At the point where Rams, First Reformed and Instant Family intersect, you’ll find Woman at War, an absolutely wonderful Icelandic film that has proved one of the biggest and best surprises of 2019. The film follows Halla, a woman who spends her weekdays teaching choir and her weekends carrying out sabotage against her country’s environmentally irresponsible factories, and finds her life at a crossroads when her life as an eco-terrorist is arrested by the approval of a long forgotten request to adopt a Ukrainian child refugee. 

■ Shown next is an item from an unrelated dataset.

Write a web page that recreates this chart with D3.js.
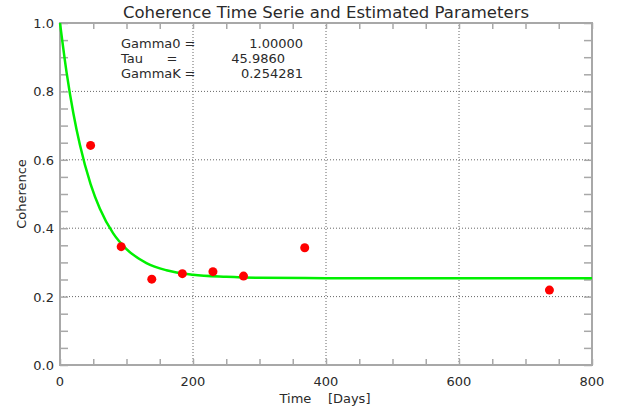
<!DOCTYPE html>
<html>
<head>
<meta charset="utf-8">
<script src="https://cdn.jsdelivr.net/npm/d3@7"></script>
<style>
  body { margin: 0; background: white; }
  text { font-family: "DejaVu Sans", sans-serif; fill: #2a2a2a; }
</style>
</head>
<body>
<div id="chart"></div>
<script>
// measured coherence (days since master acquisition)
const obsTime = [46, 92, 138, 184, 230, 276, 368, 736];
const obsCoherence = [0.642, 0.346, 0.251, 0.267, 0.273, 0.260, 0.343, 0.219];

// fitted model curve
const fitTime = [0, 10, 20, 30, 46, 60, 80, 100, 130, 160, 200, 250, 300, 400, 500, 600, 800];
const fitCoherence = [1.0, 0.854, 0.737, 0.643, 0.529, 0.457, 0.385, 0.339, 0.298, 0.277, 0.264, 0.258, 0.255, 0.254, 0.254, 0.254, 0.254];

const xTicks = [0, 200, 400, 600, 800];
const yTicks = [0.0, 0.2, 0.4, 0.6, 0.8, 1.0];

const paramNames = ["Gamma0", "Tau", "GammaK"];
const paramValues = ["1.00000", "45.9860", "0.254281"];

const width = 625, height = 410;
const margin = {left: 60, right: 33, top: 23, bottom: 45};

const svg = d3.select("#chart").append("svg")
  .attr("width", width)
  .attr("height", height)
  .style("display", "block");

const x = d3.scaleLinear().domain([0, 800]).range([margin.left, width - margin.right]);
const y = d3.scaleLinear().domain([0, 1]).range([height - margin.bottom, margin.top]);

// dotted grid
const grid = svg.append("g")
  .attr("stroke", "#666")
  .attr("stroke-width", 1)
  .attr("stroke-dasharray", "1,2");
grid.selectAll("line.gx").data(xTicks.slice(1, -1)).join("line")
  .attr("x1", d => x(d)).attr("x2", d => x(d))
  .attr("y1", y(0)).attr("y2", y(1));
grid.selectAll("line.gy").data(yTicks.slice(1, -1)).join("line")
  .attr("y1", d => y(d)).attr("y2", d => y(d))
  .attr("x1", x(0)).attr("x2", x(800));

// ticks on all four sides
const axisColor = "#a8a8a8";
const minorX = d3.range(0, 801, 50);
const minorY = d3.range(0, 1.001, 0.05);

const styleTicks = g => {
  g.select(".domain").remove();
  g.selectAll("line").attr("stroke", axisColor).attr("stroke-width", 1.5);
};

svg.append("g").attr("transform", `translate(0,${y(0)})`)
  .call(d3.axisTop(x).tickValues(minorX).tickSize(6).tickFormat(""))
  .call(styleTicks);
svg.append("g").attr("transform", `translate(0,${y(1)})`)
  .call(d3.axisBottom(x).tickValues(minorX).tickSize(6).tickFormat(""))
  .call(styleTicks);
svg.append("g").attr("transform", `translate(${x(0)},0)`)
  .call(d3.axisRight(y).tickValues(minorY).tickSize(8).tickFormat(""))
  .call(styleTicks);
svg.append("g").attr("transform", `translate(${x(800)},0)`)
  .call(d3.axisLeft(y).tickValues(minorY).tickSize(8).tickFormat(""))
  .call(styleTicks);

// frame
svg.append("rect")
  .attr("x", x(0)).attr("y", y(1))
  .attr("width", x(800) - x(0)).attr("height", y(0) - y(1))
  .attr("fill", "none")
  .attr("stroke", axisColor)
  .attr("stroke-width", 2);

// tick labels
svg.append("g").selectAll("text").data(xTicks).join("text")
  .attr("x", d => x(d)).attr("y", y(0) + 21)
  .attr("text-anchor", "middle")
  .style("font-size", "13px")
  .text(d => d);
svg.append("g").selectAll("text").data(yTicks).join("text")
  .attr("x", x(0) - 6).attr("y", d => y(d) + 5)
  .attr("text-anchor", "end")
  .style("font-size", "13px")
  .text(d => d.toFixed(1));

// fitted curve
const line = d3.line()
  .x((d, i) => x(fitTime[i]))
  .y(d => y(d))
  .curve(d3.curveMonotoneX);
svg.append("path")
  .datum(fitCoherence)
  .attr("d", line)
  .attr("fill", "none")
  .attr("stroke", "#00f000")
  .attr("stroke-width", 2.5);

// observed points
svg.append("g").selectAll("circle").data(obsCoherence).join("circle")
  .attr("cx", (d, i) => x(obsTime[i]))
  .attr("cy", d => y(d))
  .attr("r", 4.5)
  .attr("fill", "#ff0000");

// parameter box
const params = svg.append("g").style("font-size", "13px");
const rowY = [48, 63, 78];
const eqX = [190, 172, 190];
const valEnd = [303, 285, 303];
paramNames.forEach((name, i) => {
  params.append("text").attr("x", 121).attr("y", rowY[i]).text(name);
  params.append("text").attr("x", eqX[i]).attr("y", rowY[i]).attr("text-anchor", "middle").text("=");
  params.append("text").attr("x", valEnd[i]).attr("y", rowY[i])
    .attr("text-anchor", "end").text(paramValues[i]);
});

// title and axis titles
svg.append("text")
  .attr("x", (x(0) + x(800)) / 2).attr("y", 18)
  .attr("text-anchor", "middle")
  .style("font-size", "16.5px")
  .text("Coherence Time Serie and Estimated Parameters");

svg.append("text")
  .attr("x", 325).attr("y", 403)
  .attr("text-anchor", "middle")
  .style("font-size", "13px")
  .attr("xml:space", "preserve")
  .text("Time    [Days]");

svg.append("text")
  .attr("transform", `translate(26,${(y(0) + y(1)) / 2}) rotate(-90)`)
  .attr("text-anchor", "middle")
  .style("font-size", "13px")
  .text("Coherence");
</script>
</body>
</html>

Director Benedikt Erlingsson tells Halla’s story with extreme delicacy and eloquence, managing a perfect balance between calm, intellectual outrage, wry cinematic humour and genuine, unique emotional power, realised with evocative and intuitive visual storytelling. The film is almost a musical as Halla is followed around by first a three-piece Icelandic folk band and then a Ukrainian Women’s choir, who not only provide the fantastic score but begin to interact with the story, showing Halla’s chains of thought as she puts her plans into motion and processes the emotional trials the film throws in her path. Halla is a brilliant creation, as thanks to the superb performance and the extension of her mindscape into the musical accompaniment, she has an uncommon emotional articulation in how expressive she becomes. 
I almost wasn’t going to see Woman at War but had I not I would have missed out on one of my favourite new releases of 2019.